The Garden of Love stamps are being issued as Forever stamps. Forever stamps are always equal in value to the current First-Class Mail one-ounce rate.

In addition to being available as a pane of 20 or a block of 10, the new stamps are offered in five philatelic products:
  • 576163, First-Day Cover Set of 10, $8.80
  • 576168, Digital Color Postmark Set of 10, $16.00 (at right)
  • 576191, Ceremony Program, $6.95
  • 576194, Notecards Set of 10, $14.95 (pictured below)
  • 576199, Keepsake Pane and Digital Color Postmark Set of 10, $24.95


Wednesday, June 1, 2011

Looking for some new stationery?

The Smithsonian's National Postal Museum has a "create your own stationery" page. Visitors to the website can choose themes, such as "Airmail" or "Pony Express," as well as a border and background color.
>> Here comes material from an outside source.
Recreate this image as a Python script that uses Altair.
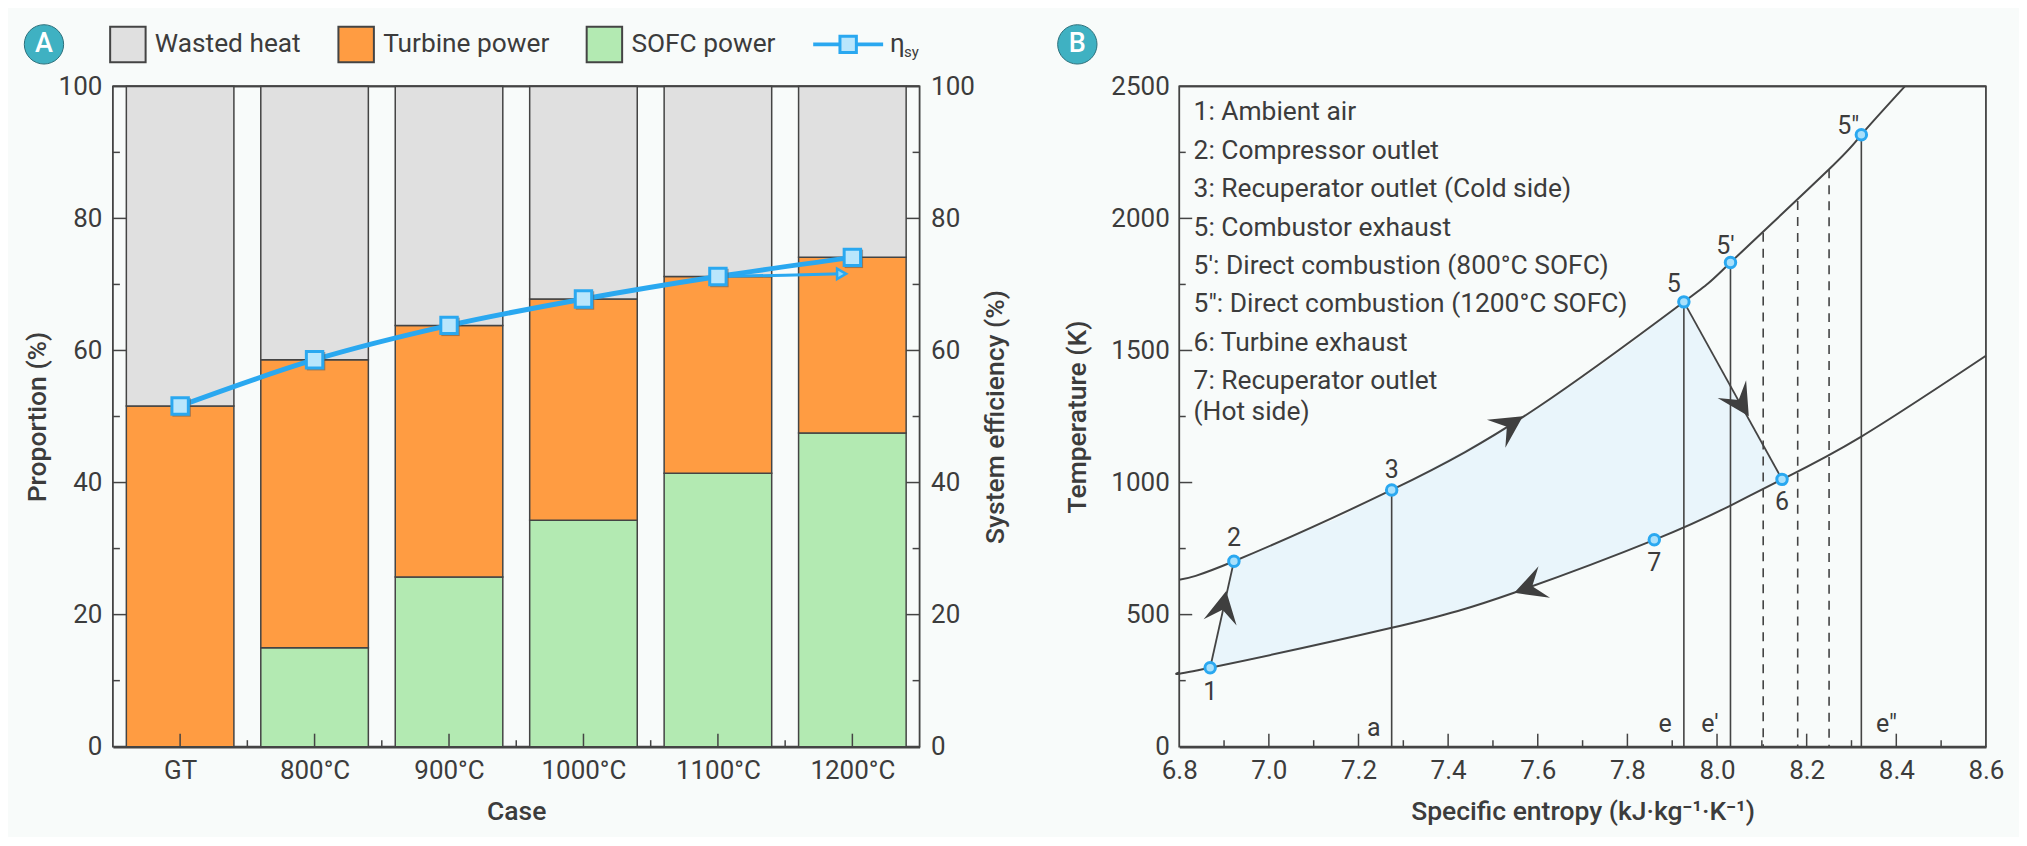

Once the stationery is designed to your liking, print it out and write a letter!

To get started, go to the Write a Letter page on the museum's website.

Interesting story about communicating with soldiers

Since I mentioned the American Experience episode "War Letters" earlier this week, I thought today I would point you in the direction of another article about writing letters to soldiers. Doug Zellmer wrote "Communication from the frontlines: Letters used to rule, but now troops are just a click away from home" for The Northwestern in Oshkosh, Wisconsin. It's interesting to read Zellmer's story about how communication has changed over the decades. (Note: I'm having a little trouble with the link, but it seems to work from time to time. Keep trying, if it doesn't work the first time.)